### What is asked
Return each line of the data below verbatim; pictures are to be left out.
════════════════
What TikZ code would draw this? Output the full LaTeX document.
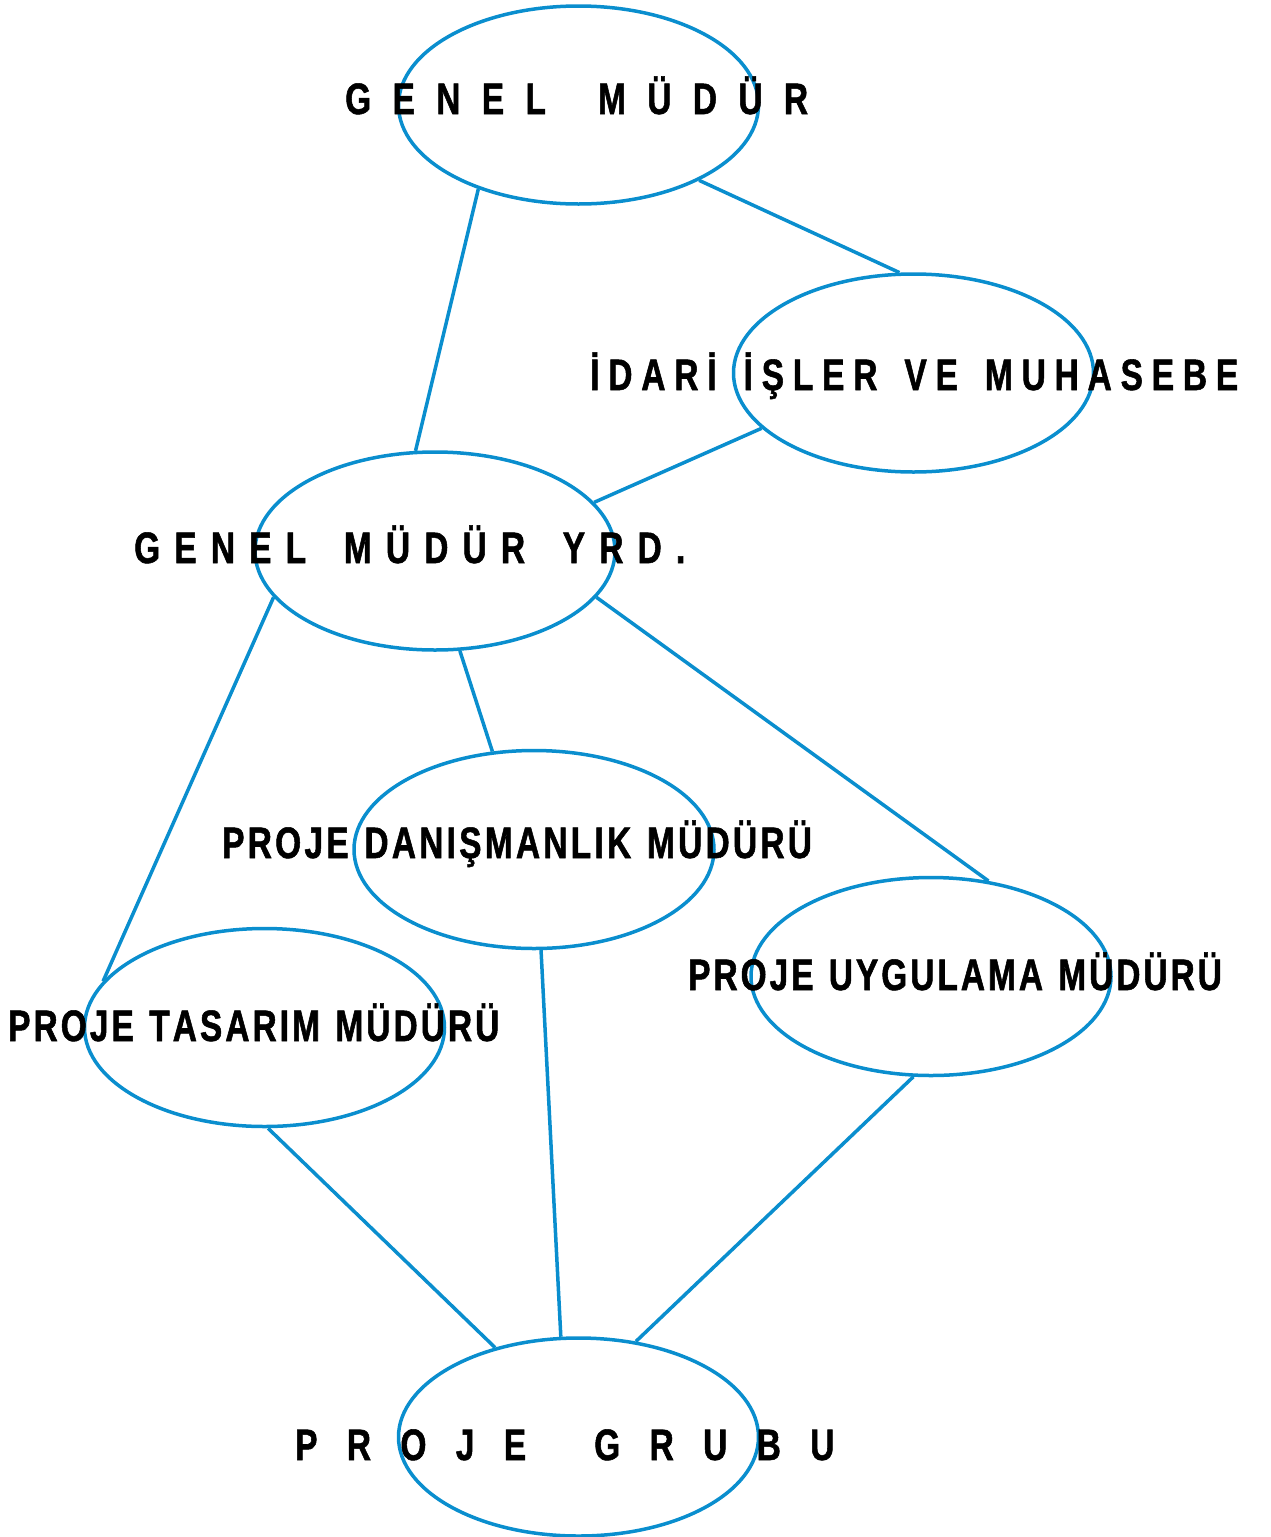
\documentclass[tikz,border=0pt]{standalone}
\usepackage{fontspec}
\usetikzlibrary{shapes.geometric}
\newfontfamily\labfont[FakeStretch=0.76,FakeBold=1.2]{Liberation Sans}
\newcommand\spaceout[2]{\def\sokern{#1}\soloop#2\relax}
\def\soloop#1{\ifx\relax#1\else#1\kern\sokern\expandafter\soloop\fi}
\definecolor{lineblue}{HTML}{0A8ECE}
\begin{document}
\begin{tikzpicture}[x=1pt,y=-1pt,
  org/.style={ellipse, draw=lineblue, line width=3.5pt, minimum width=360pt, minimum height=198pt, inner sep=0pt},
  link/.style={draw=lineblue, line width=3.5pt},
  lab/.style={anchor=base west, inner sep=0pt, font=\labfont\bfseries\fontsize{44}{48}\selectfont}]
\useasboundingbox (0,0) rectangle (1270,1537);
\node[org] (gm)  at (578.5,105) {};
\node[org] (iim) at (913.5,373) {};
\node[org] (gmy) at (435,551) {};
\node[org] (pdm) at (534,849.5) {};
\node[org] (pum) at (931,976.5) {};
\node[org] (ptm) at (264.5,1027.5) {};
\node[org] (pg)  at (578.5,1437) {};
\draw[link] (gm.220) -- (gmy.101);
\draw[link] (gm.328) -- (iim.98.6);
\draw[link] (iim.200.4) -- (gmy.17.5);
\draw[link] (gmy.196) -- (ptm.164.7);
\draw[link] (gmy.284.4) -- (pdm.113);
\draw[link] (gmy.344.2) -- (pum.59.9);
\draw[link] (ptm.272) -- (pg.133.5);
\draw[link] (pdm.274.5) -- (pg.100.4);
\draw[link] (pum.260.2) -- (pg.59.3);
\node[lab] (t1) at (345,114) {\spaceout{21.4pt}{GENEL~MÜDÜR}};
\node[lab] (t2) at (590,390) {\spaceout{8.85pt}{İDARİ~İŞLER~VE~MUHASEBE}};
\node[lab] (t3) at (134,563) {\spaceout{14.2pt}{GENEL~MÜDÜR~YRD.}};
\node[lab] (t4) at (222,858) {\spaceout{3.27pt}{PROJE~DANIŞMANLIK~MÜDÜRÜ}};
\node[lab] (t5) at (8,1041) {\spaceout{3.07pt}{PROJE~TASARIM~MÜDÜRÜ}};
\node[lab] (t6) at (688,990) {\spaceout{3.0pt}{PROJE~UYGULAMA~MÜDÜRÜ}};
\node[lab] (t7) at (295,1460) {\spaceout{29.4pt}{PROJE~GRUBU}};
\end{tikzpicture}
\end{document}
════════════════
### Finished task
What TikZ code would draw this? Output the full LaTeX document.
\documentclass[tikz,border=0pt]{standalone}
\usepackage{fontspec}
\usetikzlibrary{shapes.geometric}
\newfontfamily\labfont[FakeStretch=0.76,FakeBold=1.2]{Liberation Sans}
\newcommand\spaceout[2]{\def\sokern{#1}\soloop#2\relax}
\def\soloop#1{\ifx\relax#1\else#1\kern\sokern\expandafter\soloop\fi}
\definecolor{lineblue}{HTML}{0A8ECE}
\begin{document}
\begin{tikzpicture}[x=1pt,y=-1pt,
  org/.style={ellipse, draw=lineblue, line width=3.5pt, minimum width=360pt, minimum height=198pt, inner sep=0pt},
  link/.style={draw=lineblue, line width=3.5pt},
  lab/.style={anchor=base west, inner sep=0pt, font=\labfont\bfseries\fontsize{44}{48}\selectfont}]
\useasboundingbox (0,0) rectangle (1270,1537);
\node[org] (gm)  at (578.5,105) {};
\node[org] (iim) at (913.5,373) {};
\node[org] (gmy) at (435,551) {};
\node[org] (pdm) at (534,849.5) {};
\node[org] (pum) at (931,976.5) {};
\node[org] (ptm) at (264.5,1027.5) {};
\node[org] (pg)  at (578.5,1437) {};
\draw[link] (gm.220) -- (gmy.101);
\draw[link] (gm.328) -- (iim.98.6);
\draw[link] (iim.200.4) -- (gmy.17.5);
\draw[link] (gmy.196) -- (ptm.164.7);
\draw[link] (gmy.284.4) -- (pdm.113);
\draw[link] (gmy.344.2) -- (pum.59.9);
\draw[link] (ptm.272) -- (pg.133.5);
\draw[link] (pdm.274.5) -- (pg.100.4);
\draw[link] (pum.260.2) -- (pg.59.3);
\node[lab] (t1) at (345,114) {\spaceout{21.4pt}{GENEL~MÜDÜR}};
\node[lab] (t2) at (590,390) {\spaceout{8.85pt}{İDARİ~İŞLER~VE~MUHASEBE}};
\node[lab] (t3) at (134,563) {\spaceout{14.2pt}{GENEL~MÜDÜR~YRD.}};
\node[lab] (t4) at (222,858) {\spaceout{3.27pt}{PROJE~DANIŞMANLIK~MÜDÜRÜ}};
\node[lab] (t5) at (8,1041) {\spaceout{3.07pt}{PROJE~TASARIM~MÜDÜRÜ}};
\node[lab] (t6) at (688,990) {\spaceout{3.0pt}{PROJE~UYGULAMA~MÜDÜRÜ}};
\node[lab] (t7) at (295,1460) {\spaceout{29.4pt}{PROJE~GRUBU}};
\end{tikzpicture}
\end{document}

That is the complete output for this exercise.